Jak dobrze zrobić zatem rachunek sumienia? Czasu jest mało, w domu trwają przygotowania, jest zamieszanie…
Warto popytać swojego sumienia co było nie tak. To jest chyba najprostszy i najlepszy sposób. Pytania mogą być różne, np. w czym zaniedbałem moje sumienie, gdzie zadałem mu gwałt, gdzie mówiłem – nie będę robił tego co mi podpowiadasz?
Jest taki trend, szczególnie w Europie Zachodniej, że rezygnuje się z sakramentu spowiedzi. Często pojawia się taki argument, że po co jest ksiądz, przecież wystarczy porozmawiać z Bogiem i wyznać grzechy. Niepotrzebny jest jakiś pośrednik.
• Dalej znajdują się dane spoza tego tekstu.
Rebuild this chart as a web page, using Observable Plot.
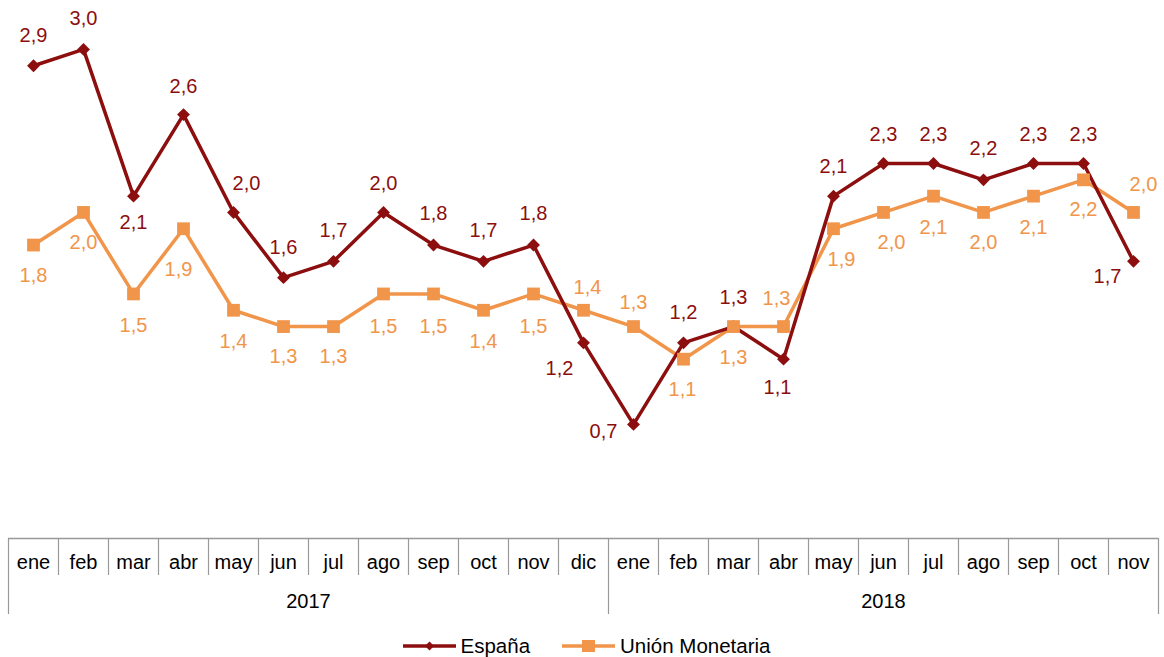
<!DOCTYPE html>
<html>
<head>
<meta charset="utf-8">
<script src="https://cdn.jsdelivr.net/npm/d3@7"></script>
<script src="https://cdn.jsdelivr.net/npm/@observablehq/plot@0.6"></script>
<style>
  body { margin: 0; background: #fff; font-family: "Liberation Sans", Arial, sans-serif; }
  #chart svg { display: block; }
  .legend { display: flex; justify-content: center; align-items: center; gap: 32px; margin-top: 13px; padding-left: 9px; height: 26px; font-size: 20.5px; color: #000; }
  .legend .item { display: flex; align-items: center; gap: 5px; }
</style>
</head>
<body>
<div id="chart"></div>
<div class="legend" id="legend"></div>
<script>
// ---- data ----
const months = ["ene","feb","mar","abr","may","jun","jul","ago","sep","oct","nov","dic",
                "ene","feb","mar","abr","may","jun","jul","ago","sep","oct","nov"];
const years = ["2017", "2018"];
const yearStart = [0, 12];
const yearEnd = [11, 22];
const espana = [2.9, 3.0, 2.1, 2.6, 2.0, 1.6, 1.7, 2.0, 1.8, 1.7, 1.8, 1.2,
                0.7, 1.2, 1.3, 1.1, 2.1, 2.3, 2.3, 2.2, 2.3, 2.3, 1.7];
const union = [1.8, 2.0, 1.5, 1.9, 1.4, 1.3, 1.3, 1.5, 1.5, 1.4, 1.5, 1.4,
               1.3, 1.1, 1.3, 1.3, 1.9, 2.0, 2.1, 2.0, 2.1, 2.2, 2.0];
const seriesNames = ["España", "Unión Monetaria"];

// ---- label placement (pixel offsets from each point) ----
const espOffsets = [[0,-30],[0,-31],[0,26],[0,-28],[13,-29],[0,-30],[0,-31],[0,-29],[0,-31],[0,-31],[0,-31],[-24,26],
                    [-30,7],[0,-30],[0,-29],[-6,28],[0,-30],[0,-29],[0,-29],[0,-31],[0,-29],[0,-29],[-26,15]];
const umOffsets = [[0,31],[0,30],[0,32],[-5,41],[0,31],[0,30],[0,30],[0,33],[0,33],[0,31],[0,33],[4,-23],
                   [0,-24],[-1,30],[0,31],[-7,-28],[8,31],[8,30],[0,31],[0,30],[0,31],[0,30],[10,-28]];

const RED = "#8C0E0E";
const ORANGE = "#F0954A";
const FS = 20;
const fmt = v => v.toFixed(1).replace(".", ",");

const esp = espana.map((v, i) => ({i, v}));
const um = union.map((v, i) => ({i, v}));

const labelMarks = [];
esp.forEach((d, k) => labelMarks.push(Plot.text([d], {x: "i", y: "v", text: d => fmt(d.v), dx: espOffsets[k][0], dy: espOffsets[k][1], fill: RED, fontSize: FS})));
um.forEach((d, k) => labelMarks.push(Plot.text([d], {x: "i", y: "v", text: d => fmt(d.v), dx: umOffsets[k][0], dy: umOffsets[k][1], fill: ORANGE, fontSize: FS})));

const idx = months.map((m, i) => i);
const monthBounds = d3.range(-0.5, months.length, 1).filter(b => !yearStart.map(s => s - 0.5).includes(b) && b !== months.length - 0.5);
const yearBounds = [...yearStart.map(s => s - 0.5), months.length - 0.5];
const yearMid = years.map((y, k) => ({y, x: (yearStart[k] + yearEnd[k]) / 2}));

const ROW1 = -0.227, ROW2 = -0.466;

const chart = Plot.plot({
  width: 1164,
  height: 620,
  marginTop: 0,
  marginBottom: 82,
  marginLeft: 8,
  marginRight: 6,
  style: {fontFamily: "'Liberation Sans', Arial, sans-serif", background: "#fff"},
  x: {type: "linear", domain: [-0.5, months.length - 0.5], axis: null},
  y: {domain: [0, 3.3], axis: null},
  marks: [
    // category table
    Plot.ruleY([0], {x1: -0.5, x2: months.length - 0.5, stroke: "#999", strokeWidth: 1.5}),
    Plot.ruleX(monthBounds, {y1: 0, y2: ROW1, stroke: "#999", strokeWidth: 1.2}),
    Plot.ruleX(yearBounds, {y1: 0, y2: ROW2, stroke: "#999", strokeWidth: 1.2}),
    Plot.text(idx, {x: d => d, y: -0.147, text: d => months[d], fontSize: FS, fill: "#000"}),
    Plot.text(yearMid, {x: "x", y: -0.386, text: "y", fontSize: FS, fill: "#000"}),
    // series
    Plot.line(um, {x: "i", y: "v", stroke: ORANGE, strokeWidth: 3.5}),
    Plot.line(esp, {x: "i", y: "v", stroke: RED, strokeWidth: 3.5}),
    Plot.dot(esp, {x: "i", y: "v", symbol: "diamond2", r: 5.8, fill: RED, stroke: "none"}),
    Plot.dot(um, {x: "i", y: "v", symbol: "square", r: 7.2, fill: ORANGE, stroke: "none"}),
    ...labelMarks
  ]
});
document.getElementById("chart").appendChild(chart);

// legend
const legend = document.getElementById("legend");
const sw = [
  {name: seriesNames[0], color: RED, marker: `<path d="M26.5,4.5 L31,9 L26.5,13.5 L22,9 Z" fill="${RED}"/>`},
  {name: seriesNames[1], color: ORANGE, marker: `<rect x="20" y="3" width="13" height="12" fill="${ORANGE}"/>`}
];
sw.forEach(s => {
  const it = document.createElement("div");
  it.className = "item";
  it.innerHTML = `<svg width="53" height="18"><line x1="0" y1="9" x2="53" y2="9" stroke="${s.color}" stroke-width="3.5"/>${s.marker}</svg><span>${s.name}</span>`;
  legend.appendChild(it);
});
</script>
</body>
</html>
Jaką mam wtedy pewność, że przyjąłem Jego przebaczenie? Może mi się tylko wydaje? Tu jest dla mnie podstawowy problem. To nie jest tylko kwestia stawania przed człowiekiem, wyznawania grzesznikowi swoich grzechów. Spotkanie z Chrystusem przebiega w konfesjonale. Sakrament jest nie jest rzeczywistością do dowolnego interpretowania i stosowania.
Spowiedź last minute kojarzy mi się z ogromnymi kolejkami do konfesjonału i kapłanami spowiadającymi po kilka godzin. Czy dla księdza jest to bardzo męczące?
Reklama
Fizycznie męczy bardziej. Mogę spowiadać 2 godziny, ale potem koniecznie robię co najmniej 10 minut przerwy. Psychicznie jest lżej, ale też są granice wytrzymałości. Nie zapamiętuję w zasadzie grzechów i pokuty, którą przekazałem penitentowi, ale tym co obciąża mojego ducha jest odpowiedzialność za drugiego człowieka.
Jeżeli zatem ktoś waha się czy iść do spowiedzi teraz, czy odłożyć ten sakrament na później – możemy spróbować mu pomóc w tej decyzji?
Chrystus czeka! Jedynym Zbawicielem, jedynym, który wyprowadza mnie z mojego cierpienia i niezrozumienia życia jest Jezus. On czeka i chce mnie podnieść. Chrystus przebaczył mi wszystkie grzechy i otworzył w swoim niebiańskim banku konto. I jest na tym koncie tyle waluty, że nie jesteśmy tego w stanie wydać. Od nas zależy czy będziemy żyli jak żebracy, którzy mają złota kartę w portfelu i z niej nie korzystają, czy nasze życie będzie opływało w luksusie duchowym. Kiedy widzę, że zaczyna brakować mi miłosierdzia, wchodzę w bezsens, że grzech się we mnie rozwija to korzystam z sakramentu pojednania jak z bankomatu. Takie obrazowe porównanie najbardziej trafia do serca. I na koniec przypomnienie. Idź do Chrystusa bez względu na okoliczności, oddaj mu swoje grzechy i weź za darmo przebaczenie i miłosierdzie.